PLoS ONE (Jan 2013)
Nicotinic acetylcholine receptor subunits α4 and α5 associated with smoking behaviour and lung cancer are regulated by upstream open reading frames.
Abstract
Nicotinic acetylcholine receptor subunits (nAChR) are associated with different aspects of smoking behaviour as well as with smoking related disorders. Several of these subunits have been found to be upregulated in smokers or differentially expressed in lung tumor cells. The mechanisms behind these observations are not known but assumed to be mainly post-transcriptional. Many post-transcriptional mechanisms are initiated by functionally relevant sequence motifs within untranslated gene regions, such as upstream open reading frames (uORFs). We performed a systematic search in all smoking-associated neuronal nAChR subunits and identified functionally relevant uORFs in CHRNA4 and CHRNA5. Luciferase experiments showed that these uORFs are able to significantly decrease protein expression.

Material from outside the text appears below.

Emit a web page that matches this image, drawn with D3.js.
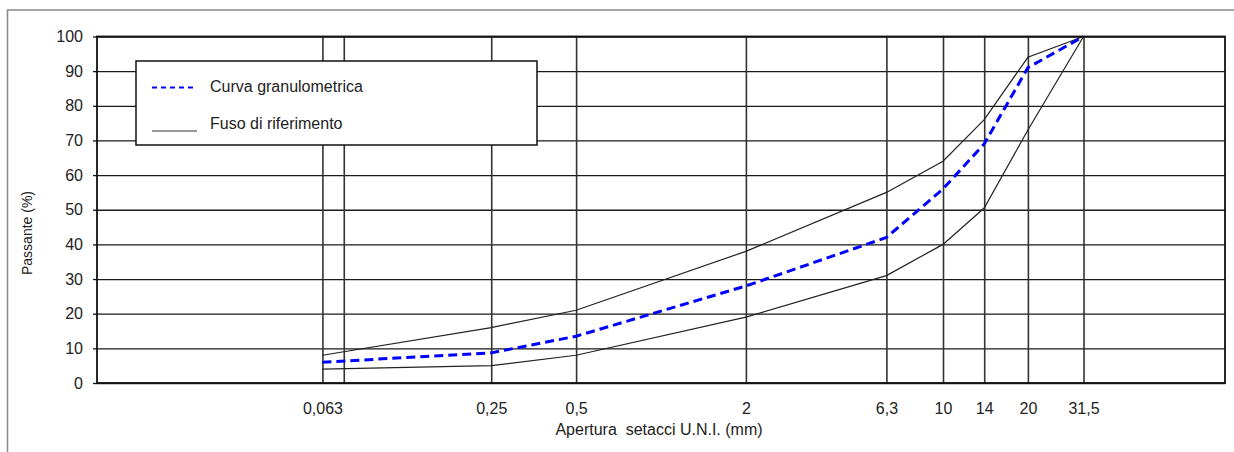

Our quantitative real-time PCR (qPCR) results strongly suggest that the observed effects originate at the translation rather than at the transcription level. Interestingly, the CHRNA4 uORF was only functionally relevant when expressed in the shorter isoform of this gene. Therefore, the data presented in this study strongly points towards an important role of uORFs within the 5'UTR of CHRNA4-isoform 1 and CHRNA5 as regulators of protein translation. Moreover, the shared uORF of CHRNA4-isoform 1/isoform 2 represents the first example of a sequence context-dependent uORF.